The pair doing the wallowing are estranged sisters, Emilie and Ines (Eva Green and Alicia Vikander), who have embarked on a luxury vacation at a remote woodland retreat — a destination chosen by Emilie and kept secret from Ines. So when it’s revealed that the facility provides its sickeningly wealthy guests with their ideal death experience, Ines is understandably perturbed.

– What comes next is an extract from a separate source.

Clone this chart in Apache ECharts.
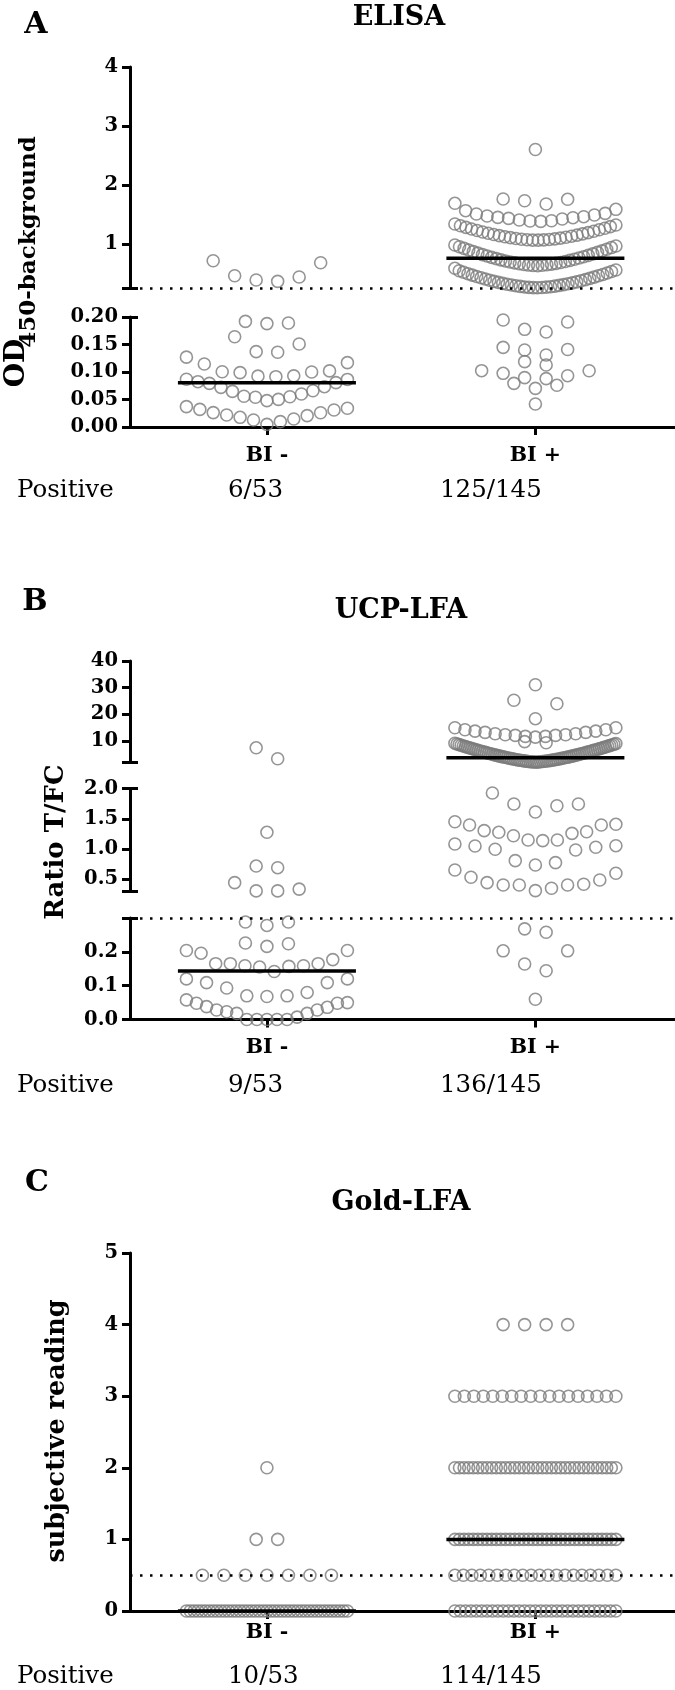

There’s more to the movie than curated expiration, but that’s the only spoiler you’re getting from me. Suffice to say that, instead of exploiting her story’s cultlike setting and creepily original details — like the tech specialist who cleans up and embellishes internet legacies before guests check out for good — Langseth mires us in the sisters’ unresolved childhood issues.
There’s dark fun to be had with this bucolic haven of serene lakes and designer demise, this slaughterhouse photographed in summer-vacation colors. Yet the movie’s despondent tone and sibling sniping effectively douse its warmer moments and the actors’ innate charisma. Anyone who has seen Green set the TV screen ablaze on Showtime’s wonderful supernatural drama, “Penny Dreadful,” will be saddened to see her strain to bring Emilie’s wan personality into focus.
Notwithstanding a lively turn from Charles Dance as a chatty brain-tumor sufferer and a perfect Charlotte Rampling as a tranquil guide to oblivion, “Euphoria” gives up the ghost well before either of its unhappy heroines.
Rated R for non-sexy nudity and a needlessly lengthy final exit. Running time: 1 hour 44 minutes.